In each of the 15 years he's been there, editor Tom McGrath says, the mag has picked 250 to 300 bests. That's an average of 275. Multiply 275 by 45 years and that's 12,375 "bests," almost as numerous as registered Republicans in Philadelphia. That's more than the number of seats in the Academy of Music.
The massive listing often mistakes snark for sharp.
I doubt that Alan Halpern, the editor who led the magazine to national prominence, would have imagined the gimmick would have such long, sturdy legs. No one can kill it, because it's the best-selling issue of the year.
Despite its sales success, the issue bears the burden of suspicion in some quarters that the fix is in, that the "best" list is a nest of advertisers.
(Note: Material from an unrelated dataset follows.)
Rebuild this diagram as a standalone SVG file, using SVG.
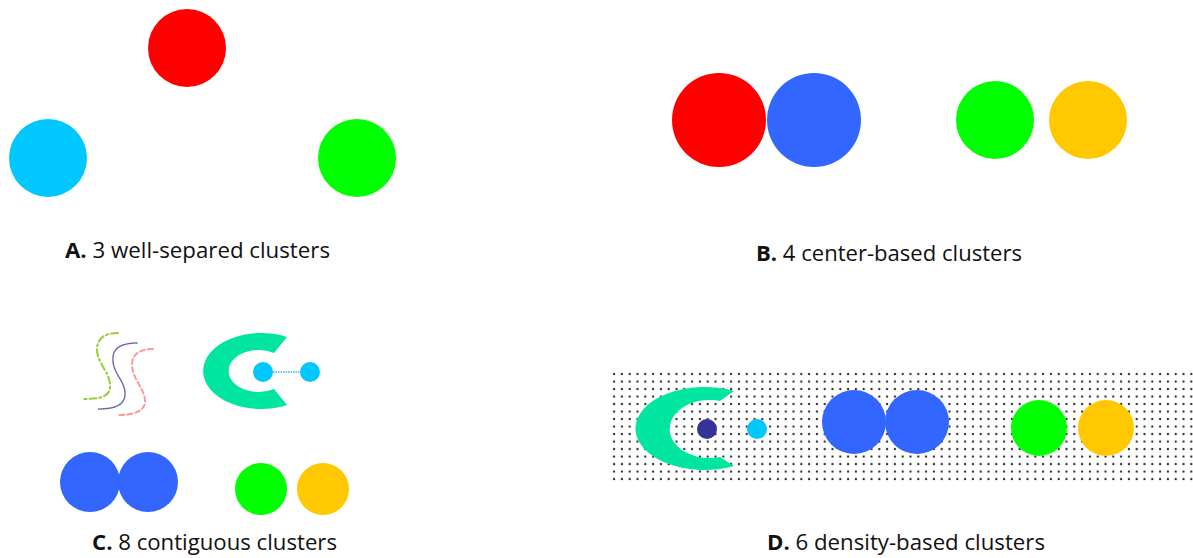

No, non, nein, nyet, wrote senior reporter Victor Fiorillo on Facebook. "NOBODY at the magazine has EVER instructed me to give a Best of Philly award to anybody," adding that Philly Mag invented the "best of" gimmick for city magazines.
What else can he say, you may be thinking, he works there.
Larry Platt no longer works there, but was the editor from 2002 to 2010. "There was a real Chinese wall between the editorial and business side," says Platt. Current editor McGrath concurs. The "best" is pure, but still partially hokum.
When it started, the "best" issue also contained "worsts," but "at some point 'worst' went away and would come back once in a while," says McGrath.
"If not done well, it falls flat," says McGrath, adding that listing worsts "can be too much into the negadelphia attitude." The mag, he says, chooses to celebrate "what is awesome about Philadelphia."